David Lipscomb's comment on this is:

Paul accommodated himself to the prejudices and preferences of men so far as he could without sacrificing truth and righteousness, in order to win them to Christ ... He did this not that he might be personally popular with any man, but that by doing so he might throw no obstacle in the way of their giving the gospel a fair hearing.[16]

For example, Paul felt no obligation whatever to keep the forms and ceremonies of the law of Moses; yet he observed and kept such things in circumstances where his failure to do it would have antagonized the Jews, and in cases where their observance did not violate the spirit of the new law in Christ Jesus. Thus, Paul shaved his head; but there is no record that he ever ate the Jewish Passover. As he said, "Christ is our Passover."

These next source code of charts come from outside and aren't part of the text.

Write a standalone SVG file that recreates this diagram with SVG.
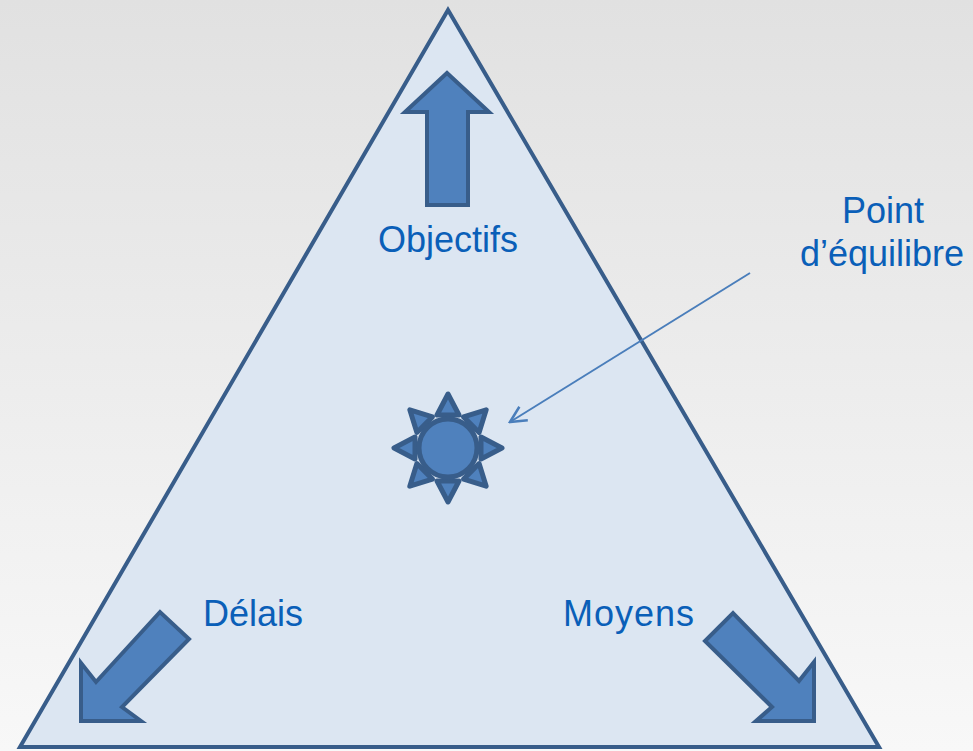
<svg xmlns="http://www.w3.org/2000/svg" width="973" height="751" viewBox="0 0 973 751">
<defs>
<linearGradient id="bg" x1="0" y1="0" x2="0" y2="1">
<stop offset="0" stop-color="#e1e1e1"/>
<stop offset="1" stop-color="#f8f8f8"/>
</linearGradient>
<marker id="open" viewBox="0 0 20 20" refX="18" refY="10" markerWidth="20" markerHeight="20" markerUnits="userSpaceOnUse" orient="auto">
<path d="M2,2 L18,10 L2,18" fill="none" stroke="#4a7ebb" stroke-width="2.5"/>
</marker>
<g id="ray">
<polygon points="-11,-33 11,-33 0,-54" />
</g>
</defs>
<style>
.lbl{font-family:"Liberation Sans",Arial,sans-serif;font-size:36px;fill:#0a5fb8;}
.blk{fill:#4f81bd;stroke:#385d8a;stroke-width:4;stroke-linejoin:miter;}
.sunp{fill:#4f81bd;stroke:#385d8a;stroke-width:5;stroke-linejoin:round;}
</style>
<rect width="973" height="751" fill="url(#bg)"/>
<g id="triangle">
<polygon points="448,10 20,747 879,747" fill="#dce6f2" stroke="#385d8a" stroke-width="4"/>
</g>
<g id="arrow-up">
<polygon class="blk" points="447,73 405,112 427,112 427,205 468,205 468,112 489,112"/>
</g>
<g id="arrow-delais">
<polygon class="blk" points="81,721 81,663 96,682 160,612 189,639 122,707 141,721"/>
</g>
<g id="arrow-moyens">
<polygon class="blk" points="814,721 814,662 799,681 733,613 705,641 772,707 756,721"/>
</g>
<g id="sun" transform="translate(448,448)">
<g class="sunp">
<use href="#ray"/>
<use href="#ray" transform="rotate(45)"/>
<use href="#ray" transform="rotate(90)"/>
<use href="#ray" transform="rotate(135)"/>
<use href="#ray" transform="rotate(180)"/>
<use href="#ray" transform="rotate(225)"/>
<use href="#ray" transform="rotate(270)"/>
<use href="#ray" transform="rotate(315)"/>
</g>
<circle class="sunp" r="29"/>
</g>
<g id="connectors">
<line x1="750" y1="273" x2="510" y2="422" stroke="#4a7ebb" stroke-width="2" marker-end="url(#open)"/>
</g>
<g id="labels">
<text class="lbl" x="448" y="252" text-anchor="middle">Objectifs</text>
<text class="lbl" x="203" y="626">Délais</text>
<text class="lbl" x="563" y="626" textLength="131">Moyens</text>
<text class="lbl" x="883" y="223" text-anchor="middle">Point</text>
<text class="lbl" x="882" y="266" text-anchor="middle">d’équilibre</text>
</g>
</svg>
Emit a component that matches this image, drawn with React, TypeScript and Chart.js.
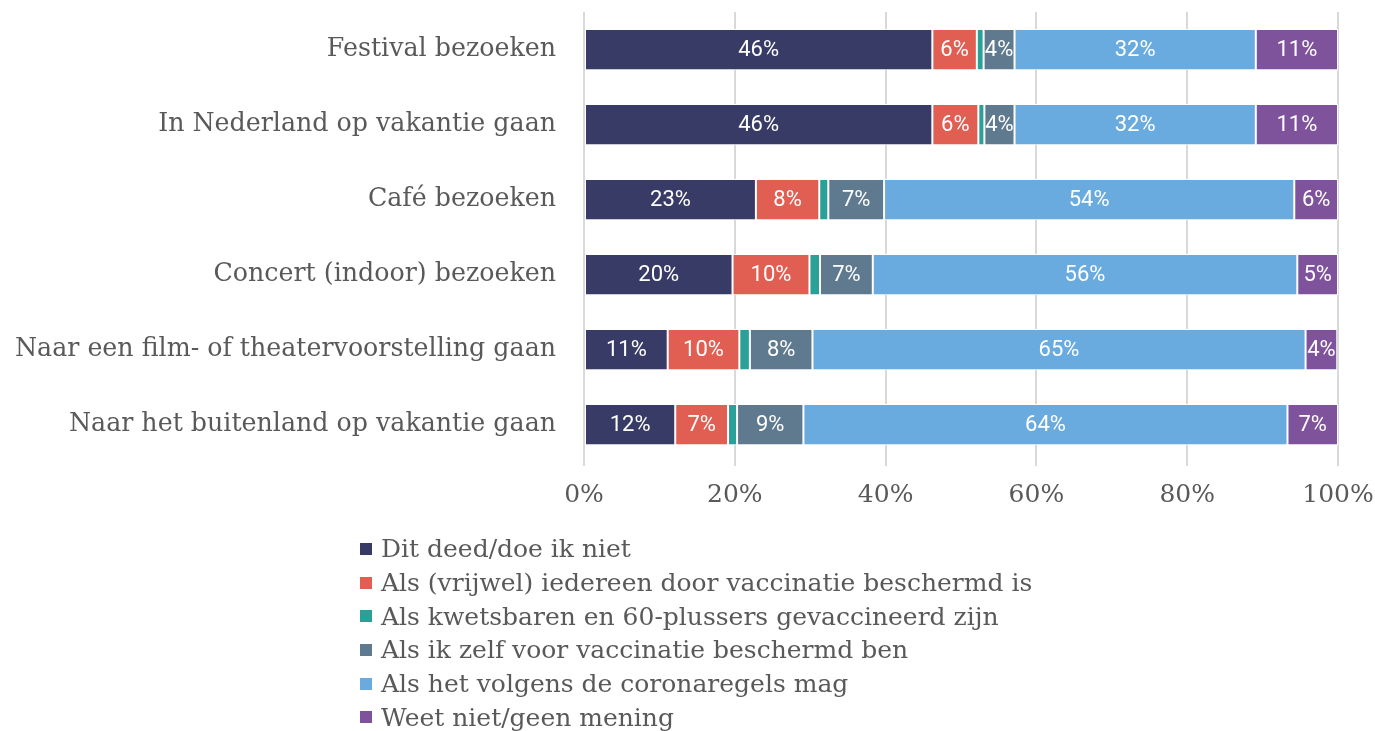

That I may save some ... As Johnson said, "This does not remove salvation from the hands of God";[17] and, when it is declared in the word of the Lord that people should "save themselves" (Acts 2:40), it is likewise true that their doing so cannot remove salvation from God's hands. When a man is baptized unto the remission of his sins, it does not make him his own saviour; because, when one obeys the gospel, he saves himself in the sense that he does that without which not even God can save him. In that same sense, not even God could save sinners without the preaching of the word; and by preaching the word, Paul, in that sense, saved people.

[16] David Lipscomb, Commentary on First Corinthians (Nashville: Gospel Advocate Company, 1935), p. 137.

[17] S. Lewis Johnson, Jr., op. cit., p. 616.